• _Dataset entries_:
(begin)

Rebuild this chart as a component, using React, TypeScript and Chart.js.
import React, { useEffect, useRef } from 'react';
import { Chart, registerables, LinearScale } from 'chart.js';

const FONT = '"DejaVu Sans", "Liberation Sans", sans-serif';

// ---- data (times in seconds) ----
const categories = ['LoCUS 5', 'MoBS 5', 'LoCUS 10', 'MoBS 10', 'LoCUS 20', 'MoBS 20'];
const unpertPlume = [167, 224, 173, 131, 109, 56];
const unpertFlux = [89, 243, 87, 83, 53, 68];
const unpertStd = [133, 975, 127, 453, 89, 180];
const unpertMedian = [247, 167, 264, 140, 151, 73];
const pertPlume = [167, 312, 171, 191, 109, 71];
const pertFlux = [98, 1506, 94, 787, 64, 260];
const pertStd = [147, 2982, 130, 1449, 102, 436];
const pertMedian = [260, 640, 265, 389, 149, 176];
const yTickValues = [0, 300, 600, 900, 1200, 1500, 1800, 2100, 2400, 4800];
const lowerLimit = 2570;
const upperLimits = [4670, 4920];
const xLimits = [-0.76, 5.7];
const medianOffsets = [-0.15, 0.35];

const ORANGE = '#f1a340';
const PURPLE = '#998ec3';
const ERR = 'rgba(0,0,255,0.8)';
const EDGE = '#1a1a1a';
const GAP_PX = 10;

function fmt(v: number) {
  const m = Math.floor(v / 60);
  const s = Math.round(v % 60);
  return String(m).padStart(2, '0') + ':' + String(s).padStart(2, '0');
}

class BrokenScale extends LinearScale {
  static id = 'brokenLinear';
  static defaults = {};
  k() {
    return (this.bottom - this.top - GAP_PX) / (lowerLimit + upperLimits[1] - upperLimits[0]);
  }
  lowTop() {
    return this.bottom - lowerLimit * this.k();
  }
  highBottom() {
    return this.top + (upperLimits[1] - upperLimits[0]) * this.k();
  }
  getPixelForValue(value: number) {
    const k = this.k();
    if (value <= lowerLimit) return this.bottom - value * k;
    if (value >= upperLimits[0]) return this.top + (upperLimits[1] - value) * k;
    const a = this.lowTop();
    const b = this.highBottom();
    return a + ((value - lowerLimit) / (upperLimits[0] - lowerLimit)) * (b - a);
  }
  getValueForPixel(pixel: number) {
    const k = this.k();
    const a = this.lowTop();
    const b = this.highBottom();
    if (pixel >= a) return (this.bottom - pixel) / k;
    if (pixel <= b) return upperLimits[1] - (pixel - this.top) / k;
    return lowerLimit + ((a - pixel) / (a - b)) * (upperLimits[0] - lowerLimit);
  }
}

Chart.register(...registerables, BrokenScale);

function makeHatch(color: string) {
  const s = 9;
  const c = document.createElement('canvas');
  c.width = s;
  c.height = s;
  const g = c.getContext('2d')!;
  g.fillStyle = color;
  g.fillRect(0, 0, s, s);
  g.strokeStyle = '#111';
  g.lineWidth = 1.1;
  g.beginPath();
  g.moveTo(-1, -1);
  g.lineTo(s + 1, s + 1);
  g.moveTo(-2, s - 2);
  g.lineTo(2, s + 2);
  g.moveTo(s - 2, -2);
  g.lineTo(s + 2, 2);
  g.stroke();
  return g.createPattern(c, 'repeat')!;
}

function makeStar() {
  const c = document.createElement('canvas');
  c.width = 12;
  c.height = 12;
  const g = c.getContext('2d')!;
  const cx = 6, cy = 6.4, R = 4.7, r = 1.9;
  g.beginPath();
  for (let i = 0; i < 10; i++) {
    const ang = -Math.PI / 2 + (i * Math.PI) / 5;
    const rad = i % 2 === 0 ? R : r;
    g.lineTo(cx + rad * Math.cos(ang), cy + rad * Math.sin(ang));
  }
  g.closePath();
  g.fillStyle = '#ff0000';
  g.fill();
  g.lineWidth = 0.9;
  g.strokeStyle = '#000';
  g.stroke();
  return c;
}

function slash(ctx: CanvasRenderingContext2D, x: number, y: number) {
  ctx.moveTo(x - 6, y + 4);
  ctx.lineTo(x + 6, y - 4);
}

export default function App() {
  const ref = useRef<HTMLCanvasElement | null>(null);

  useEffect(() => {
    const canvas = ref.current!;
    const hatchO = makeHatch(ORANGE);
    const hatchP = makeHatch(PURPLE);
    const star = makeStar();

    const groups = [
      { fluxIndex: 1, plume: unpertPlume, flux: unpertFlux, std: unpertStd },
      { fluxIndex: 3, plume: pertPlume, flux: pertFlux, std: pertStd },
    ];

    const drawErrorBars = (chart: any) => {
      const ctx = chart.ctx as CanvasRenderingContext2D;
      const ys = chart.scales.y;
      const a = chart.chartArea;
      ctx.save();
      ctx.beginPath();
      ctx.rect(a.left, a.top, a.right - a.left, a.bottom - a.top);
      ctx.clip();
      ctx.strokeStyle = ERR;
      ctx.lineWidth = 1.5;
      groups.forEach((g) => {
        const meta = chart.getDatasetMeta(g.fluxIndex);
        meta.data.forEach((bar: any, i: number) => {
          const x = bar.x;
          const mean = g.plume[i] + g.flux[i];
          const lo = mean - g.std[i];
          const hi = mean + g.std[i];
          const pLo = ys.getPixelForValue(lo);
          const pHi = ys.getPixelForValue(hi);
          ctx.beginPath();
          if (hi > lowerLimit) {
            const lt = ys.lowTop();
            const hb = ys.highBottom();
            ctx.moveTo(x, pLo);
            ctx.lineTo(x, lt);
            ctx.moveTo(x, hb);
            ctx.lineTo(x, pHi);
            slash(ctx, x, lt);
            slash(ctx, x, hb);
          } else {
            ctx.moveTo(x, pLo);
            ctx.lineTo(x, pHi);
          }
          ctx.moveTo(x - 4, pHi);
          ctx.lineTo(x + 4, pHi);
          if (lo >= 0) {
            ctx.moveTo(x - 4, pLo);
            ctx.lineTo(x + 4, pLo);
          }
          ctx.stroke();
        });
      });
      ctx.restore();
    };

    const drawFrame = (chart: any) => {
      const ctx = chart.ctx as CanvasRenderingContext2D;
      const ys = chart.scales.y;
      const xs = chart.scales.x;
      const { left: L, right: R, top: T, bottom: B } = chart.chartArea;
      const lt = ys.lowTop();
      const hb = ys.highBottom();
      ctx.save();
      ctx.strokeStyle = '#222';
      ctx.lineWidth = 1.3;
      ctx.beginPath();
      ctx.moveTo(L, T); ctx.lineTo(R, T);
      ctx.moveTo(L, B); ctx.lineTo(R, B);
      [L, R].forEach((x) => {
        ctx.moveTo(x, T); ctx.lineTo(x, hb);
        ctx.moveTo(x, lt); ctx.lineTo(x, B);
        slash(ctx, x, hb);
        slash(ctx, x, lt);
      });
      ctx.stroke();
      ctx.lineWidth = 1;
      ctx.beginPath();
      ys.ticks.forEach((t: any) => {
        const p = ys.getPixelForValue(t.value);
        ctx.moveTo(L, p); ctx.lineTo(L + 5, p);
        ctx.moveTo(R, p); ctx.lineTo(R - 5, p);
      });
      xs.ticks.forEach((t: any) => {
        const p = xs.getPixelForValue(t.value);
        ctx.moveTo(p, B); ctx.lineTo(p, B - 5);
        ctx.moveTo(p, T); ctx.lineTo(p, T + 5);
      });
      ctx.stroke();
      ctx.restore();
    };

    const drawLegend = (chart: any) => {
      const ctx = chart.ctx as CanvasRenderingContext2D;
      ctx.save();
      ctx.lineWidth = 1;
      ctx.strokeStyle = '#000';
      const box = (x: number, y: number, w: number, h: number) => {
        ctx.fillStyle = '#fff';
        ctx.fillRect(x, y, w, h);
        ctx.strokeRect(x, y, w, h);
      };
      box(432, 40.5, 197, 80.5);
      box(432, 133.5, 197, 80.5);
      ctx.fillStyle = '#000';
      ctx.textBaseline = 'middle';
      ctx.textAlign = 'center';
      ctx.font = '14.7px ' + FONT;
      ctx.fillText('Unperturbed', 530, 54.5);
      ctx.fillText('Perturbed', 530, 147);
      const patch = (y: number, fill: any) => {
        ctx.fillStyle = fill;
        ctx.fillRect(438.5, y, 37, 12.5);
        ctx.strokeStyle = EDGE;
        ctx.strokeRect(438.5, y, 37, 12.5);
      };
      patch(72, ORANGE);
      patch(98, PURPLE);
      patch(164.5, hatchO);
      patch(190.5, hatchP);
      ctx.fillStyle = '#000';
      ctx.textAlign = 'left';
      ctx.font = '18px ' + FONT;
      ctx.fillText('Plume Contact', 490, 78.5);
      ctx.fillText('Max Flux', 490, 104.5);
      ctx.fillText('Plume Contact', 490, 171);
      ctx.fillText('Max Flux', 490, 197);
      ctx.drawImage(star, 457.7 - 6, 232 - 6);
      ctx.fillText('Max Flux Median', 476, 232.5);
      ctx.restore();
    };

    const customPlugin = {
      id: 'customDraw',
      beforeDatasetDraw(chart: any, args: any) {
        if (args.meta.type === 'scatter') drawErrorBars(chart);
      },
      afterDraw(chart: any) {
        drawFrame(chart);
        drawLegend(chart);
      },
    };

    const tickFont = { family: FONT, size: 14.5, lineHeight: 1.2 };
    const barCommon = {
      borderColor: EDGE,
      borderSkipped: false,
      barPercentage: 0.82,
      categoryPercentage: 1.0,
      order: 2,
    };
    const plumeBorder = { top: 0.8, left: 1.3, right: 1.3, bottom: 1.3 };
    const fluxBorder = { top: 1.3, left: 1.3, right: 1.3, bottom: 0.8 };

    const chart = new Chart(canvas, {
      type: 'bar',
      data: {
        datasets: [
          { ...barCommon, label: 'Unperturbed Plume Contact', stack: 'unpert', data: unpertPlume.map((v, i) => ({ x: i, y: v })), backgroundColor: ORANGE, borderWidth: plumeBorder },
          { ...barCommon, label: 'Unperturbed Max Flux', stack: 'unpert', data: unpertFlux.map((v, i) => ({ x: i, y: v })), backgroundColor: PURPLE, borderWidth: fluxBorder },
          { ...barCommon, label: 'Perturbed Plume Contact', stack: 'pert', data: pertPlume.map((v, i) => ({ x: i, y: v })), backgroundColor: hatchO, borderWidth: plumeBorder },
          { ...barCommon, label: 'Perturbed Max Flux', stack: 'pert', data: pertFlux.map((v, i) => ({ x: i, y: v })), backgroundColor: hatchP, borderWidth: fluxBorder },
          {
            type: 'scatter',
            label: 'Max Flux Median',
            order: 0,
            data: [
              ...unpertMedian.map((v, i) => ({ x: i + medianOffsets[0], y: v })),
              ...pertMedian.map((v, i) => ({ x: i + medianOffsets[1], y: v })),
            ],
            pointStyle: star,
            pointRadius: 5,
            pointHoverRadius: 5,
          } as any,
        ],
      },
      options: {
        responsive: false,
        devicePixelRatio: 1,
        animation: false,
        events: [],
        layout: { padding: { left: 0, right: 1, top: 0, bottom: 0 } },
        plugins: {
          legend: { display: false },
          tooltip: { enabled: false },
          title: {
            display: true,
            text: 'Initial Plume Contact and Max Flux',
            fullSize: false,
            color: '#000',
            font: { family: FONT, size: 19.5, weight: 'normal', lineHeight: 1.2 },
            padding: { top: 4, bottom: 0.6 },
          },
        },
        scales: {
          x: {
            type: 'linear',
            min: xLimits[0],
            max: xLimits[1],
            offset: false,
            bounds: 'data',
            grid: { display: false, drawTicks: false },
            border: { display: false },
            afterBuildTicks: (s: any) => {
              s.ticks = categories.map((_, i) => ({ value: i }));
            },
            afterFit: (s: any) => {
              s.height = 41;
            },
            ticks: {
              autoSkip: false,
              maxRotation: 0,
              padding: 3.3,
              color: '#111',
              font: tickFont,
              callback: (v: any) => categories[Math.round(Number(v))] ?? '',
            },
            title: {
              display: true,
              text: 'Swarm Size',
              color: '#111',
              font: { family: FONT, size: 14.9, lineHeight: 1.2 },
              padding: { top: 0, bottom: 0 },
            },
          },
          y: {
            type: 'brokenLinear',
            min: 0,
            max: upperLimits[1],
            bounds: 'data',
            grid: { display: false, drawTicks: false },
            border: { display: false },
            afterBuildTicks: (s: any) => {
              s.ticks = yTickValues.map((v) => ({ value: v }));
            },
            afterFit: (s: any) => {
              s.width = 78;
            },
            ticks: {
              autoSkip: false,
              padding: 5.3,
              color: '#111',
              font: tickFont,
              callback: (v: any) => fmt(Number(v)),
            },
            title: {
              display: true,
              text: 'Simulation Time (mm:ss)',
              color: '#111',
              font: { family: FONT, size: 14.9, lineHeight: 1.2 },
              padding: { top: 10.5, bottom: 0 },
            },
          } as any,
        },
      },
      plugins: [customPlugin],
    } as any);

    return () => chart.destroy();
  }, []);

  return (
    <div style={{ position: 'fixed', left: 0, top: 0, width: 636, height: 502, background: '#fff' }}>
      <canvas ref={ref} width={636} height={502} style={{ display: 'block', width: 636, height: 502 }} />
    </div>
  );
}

(end)
(begin)

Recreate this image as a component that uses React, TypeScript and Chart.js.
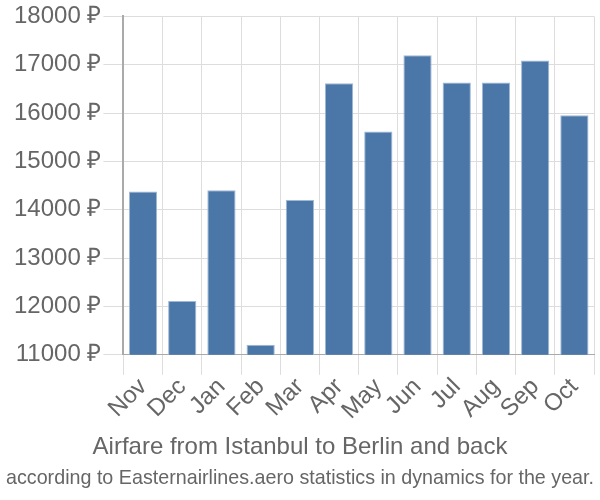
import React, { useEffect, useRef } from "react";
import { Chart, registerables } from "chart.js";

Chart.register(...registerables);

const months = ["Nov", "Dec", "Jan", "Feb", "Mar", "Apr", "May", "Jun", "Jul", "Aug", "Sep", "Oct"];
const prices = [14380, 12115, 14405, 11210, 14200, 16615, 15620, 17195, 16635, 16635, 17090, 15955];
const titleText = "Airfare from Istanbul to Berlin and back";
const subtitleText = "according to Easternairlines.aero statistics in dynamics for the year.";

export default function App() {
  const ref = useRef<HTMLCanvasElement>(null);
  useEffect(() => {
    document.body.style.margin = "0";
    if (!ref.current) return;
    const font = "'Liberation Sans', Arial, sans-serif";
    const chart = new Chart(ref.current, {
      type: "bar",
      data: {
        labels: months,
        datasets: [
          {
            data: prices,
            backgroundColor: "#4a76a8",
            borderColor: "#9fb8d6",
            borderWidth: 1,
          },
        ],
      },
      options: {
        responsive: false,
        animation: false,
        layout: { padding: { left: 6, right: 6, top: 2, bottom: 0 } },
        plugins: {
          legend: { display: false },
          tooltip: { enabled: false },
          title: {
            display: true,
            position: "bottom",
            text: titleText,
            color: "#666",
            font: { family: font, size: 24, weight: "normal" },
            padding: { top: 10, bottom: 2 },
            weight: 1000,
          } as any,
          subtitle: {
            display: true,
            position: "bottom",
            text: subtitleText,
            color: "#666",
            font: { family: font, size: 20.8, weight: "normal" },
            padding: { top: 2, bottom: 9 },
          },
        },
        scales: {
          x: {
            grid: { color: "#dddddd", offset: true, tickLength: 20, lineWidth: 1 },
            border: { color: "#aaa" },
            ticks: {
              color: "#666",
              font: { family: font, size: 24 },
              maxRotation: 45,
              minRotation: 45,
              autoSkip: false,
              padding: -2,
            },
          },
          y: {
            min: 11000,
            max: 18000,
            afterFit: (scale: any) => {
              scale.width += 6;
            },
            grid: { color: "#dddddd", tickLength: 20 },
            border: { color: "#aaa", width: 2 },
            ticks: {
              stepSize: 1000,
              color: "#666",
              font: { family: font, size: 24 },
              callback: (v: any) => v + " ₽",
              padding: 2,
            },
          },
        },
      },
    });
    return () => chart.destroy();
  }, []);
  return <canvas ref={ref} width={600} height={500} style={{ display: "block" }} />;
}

(end)
(begin)

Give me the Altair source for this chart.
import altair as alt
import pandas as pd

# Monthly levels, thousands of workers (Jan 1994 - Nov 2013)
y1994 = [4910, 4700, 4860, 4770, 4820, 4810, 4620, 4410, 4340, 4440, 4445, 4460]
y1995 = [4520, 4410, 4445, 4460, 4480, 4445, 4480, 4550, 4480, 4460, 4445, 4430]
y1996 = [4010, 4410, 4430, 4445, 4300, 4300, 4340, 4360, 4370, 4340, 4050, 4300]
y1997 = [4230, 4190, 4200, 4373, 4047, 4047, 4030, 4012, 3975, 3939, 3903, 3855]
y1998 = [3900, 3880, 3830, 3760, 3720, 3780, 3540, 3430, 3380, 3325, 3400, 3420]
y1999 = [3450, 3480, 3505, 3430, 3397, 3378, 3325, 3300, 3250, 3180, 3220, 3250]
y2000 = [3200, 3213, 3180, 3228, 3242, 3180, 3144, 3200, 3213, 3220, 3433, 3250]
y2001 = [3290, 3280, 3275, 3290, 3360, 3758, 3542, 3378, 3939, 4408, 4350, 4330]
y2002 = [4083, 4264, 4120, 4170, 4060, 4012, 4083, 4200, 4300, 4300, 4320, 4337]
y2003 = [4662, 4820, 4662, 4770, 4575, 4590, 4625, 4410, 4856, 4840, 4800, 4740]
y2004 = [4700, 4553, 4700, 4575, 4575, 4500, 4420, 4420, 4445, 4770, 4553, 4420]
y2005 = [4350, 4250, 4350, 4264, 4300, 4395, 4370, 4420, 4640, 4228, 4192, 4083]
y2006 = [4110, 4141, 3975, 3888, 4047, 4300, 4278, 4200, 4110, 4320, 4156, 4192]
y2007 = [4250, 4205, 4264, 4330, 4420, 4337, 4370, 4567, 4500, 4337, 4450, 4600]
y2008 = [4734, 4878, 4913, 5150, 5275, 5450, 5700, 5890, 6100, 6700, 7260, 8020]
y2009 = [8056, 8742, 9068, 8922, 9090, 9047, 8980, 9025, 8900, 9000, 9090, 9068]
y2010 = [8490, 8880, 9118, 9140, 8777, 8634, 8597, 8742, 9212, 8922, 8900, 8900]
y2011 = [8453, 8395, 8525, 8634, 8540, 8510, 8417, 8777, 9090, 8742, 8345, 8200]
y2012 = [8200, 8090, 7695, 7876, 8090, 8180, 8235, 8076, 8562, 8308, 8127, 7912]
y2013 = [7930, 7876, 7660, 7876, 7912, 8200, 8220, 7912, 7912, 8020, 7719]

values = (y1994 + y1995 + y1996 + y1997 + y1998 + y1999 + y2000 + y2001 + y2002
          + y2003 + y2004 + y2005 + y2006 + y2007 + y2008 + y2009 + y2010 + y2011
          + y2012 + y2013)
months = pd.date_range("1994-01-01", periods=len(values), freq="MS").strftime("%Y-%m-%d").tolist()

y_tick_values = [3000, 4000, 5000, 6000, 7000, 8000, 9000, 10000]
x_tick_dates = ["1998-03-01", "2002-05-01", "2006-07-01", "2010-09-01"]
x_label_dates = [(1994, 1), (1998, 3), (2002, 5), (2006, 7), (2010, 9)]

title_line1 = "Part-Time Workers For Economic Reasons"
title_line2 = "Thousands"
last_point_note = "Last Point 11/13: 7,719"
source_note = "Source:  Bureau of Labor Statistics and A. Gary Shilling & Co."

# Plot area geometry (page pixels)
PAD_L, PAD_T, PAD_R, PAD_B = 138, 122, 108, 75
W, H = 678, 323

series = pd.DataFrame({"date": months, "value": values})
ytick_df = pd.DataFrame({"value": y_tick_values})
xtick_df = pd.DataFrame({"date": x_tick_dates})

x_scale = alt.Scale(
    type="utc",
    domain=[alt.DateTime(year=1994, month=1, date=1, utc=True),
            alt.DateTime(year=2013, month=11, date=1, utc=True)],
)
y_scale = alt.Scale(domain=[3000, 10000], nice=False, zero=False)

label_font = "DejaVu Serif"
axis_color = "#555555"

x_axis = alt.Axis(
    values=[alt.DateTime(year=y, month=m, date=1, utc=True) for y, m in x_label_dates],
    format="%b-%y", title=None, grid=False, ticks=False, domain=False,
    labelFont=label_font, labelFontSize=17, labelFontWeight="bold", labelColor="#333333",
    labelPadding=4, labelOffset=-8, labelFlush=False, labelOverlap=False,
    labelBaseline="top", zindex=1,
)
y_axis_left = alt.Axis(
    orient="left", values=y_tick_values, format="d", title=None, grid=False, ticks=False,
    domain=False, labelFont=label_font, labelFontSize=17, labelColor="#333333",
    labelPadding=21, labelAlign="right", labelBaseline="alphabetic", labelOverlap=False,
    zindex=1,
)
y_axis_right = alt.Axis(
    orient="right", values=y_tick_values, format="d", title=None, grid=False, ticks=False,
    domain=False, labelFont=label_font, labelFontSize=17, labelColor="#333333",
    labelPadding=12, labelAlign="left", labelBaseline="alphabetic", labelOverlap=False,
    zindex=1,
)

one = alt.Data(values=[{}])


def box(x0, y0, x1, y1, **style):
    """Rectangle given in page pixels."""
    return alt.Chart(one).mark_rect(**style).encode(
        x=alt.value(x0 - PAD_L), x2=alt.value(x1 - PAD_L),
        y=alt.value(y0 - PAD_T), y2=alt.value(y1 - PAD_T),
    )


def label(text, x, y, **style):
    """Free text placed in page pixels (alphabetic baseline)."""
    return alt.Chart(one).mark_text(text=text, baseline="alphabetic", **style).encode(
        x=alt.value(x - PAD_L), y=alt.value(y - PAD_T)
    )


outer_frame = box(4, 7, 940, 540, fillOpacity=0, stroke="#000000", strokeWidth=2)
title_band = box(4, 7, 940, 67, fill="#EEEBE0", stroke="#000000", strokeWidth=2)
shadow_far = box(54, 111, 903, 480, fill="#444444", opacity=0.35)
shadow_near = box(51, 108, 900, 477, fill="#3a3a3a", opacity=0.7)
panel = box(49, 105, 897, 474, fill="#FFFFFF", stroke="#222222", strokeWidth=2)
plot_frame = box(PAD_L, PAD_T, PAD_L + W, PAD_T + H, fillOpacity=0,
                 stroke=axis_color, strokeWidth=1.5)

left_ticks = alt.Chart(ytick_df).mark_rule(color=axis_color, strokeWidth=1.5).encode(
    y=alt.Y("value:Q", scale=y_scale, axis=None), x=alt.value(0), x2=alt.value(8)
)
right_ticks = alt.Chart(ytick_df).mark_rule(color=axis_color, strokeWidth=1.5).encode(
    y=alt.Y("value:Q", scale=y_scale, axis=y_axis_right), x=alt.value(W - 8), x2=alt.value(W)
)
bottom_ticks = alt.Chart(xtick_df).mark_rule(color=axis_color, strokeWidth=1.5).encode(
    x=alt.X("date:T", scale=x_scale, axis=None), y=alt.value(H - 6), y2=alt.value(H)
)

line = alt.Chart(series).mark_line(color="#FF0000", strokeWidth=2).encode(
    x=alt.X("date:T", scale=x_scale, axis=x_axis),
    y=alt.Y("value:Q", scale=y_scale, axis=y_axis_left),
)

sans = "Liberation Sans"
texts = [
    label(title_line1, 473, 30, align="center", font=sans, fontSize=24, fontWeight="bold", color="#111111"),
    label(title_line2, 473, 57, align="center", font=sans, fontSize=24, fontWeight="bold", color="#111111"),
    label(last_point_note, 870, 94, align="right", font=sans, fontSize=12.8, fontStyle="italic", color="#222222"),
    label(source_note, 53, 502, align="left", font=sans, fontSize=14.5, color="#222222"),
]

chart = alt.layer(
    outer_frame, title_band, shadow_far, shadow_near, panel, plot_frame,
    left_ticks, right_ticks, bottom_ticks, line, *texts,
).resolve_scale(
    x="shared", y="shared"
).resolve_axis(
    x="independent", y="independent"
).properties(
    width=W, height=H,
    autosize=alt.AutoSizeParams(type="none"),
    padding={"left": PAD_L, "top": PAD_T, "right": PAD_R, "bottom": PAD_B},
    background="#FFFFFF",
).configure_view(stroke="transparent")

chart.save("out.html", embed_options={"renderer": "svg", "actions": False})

(end)

Copy out every line in the listing where the word "component" appears.

• _Task output_:
Rebuild this chart as a component, using React, TypeScript and Chart.js.
Recreate this image as a component that uses React, TypeScript and Chart.js.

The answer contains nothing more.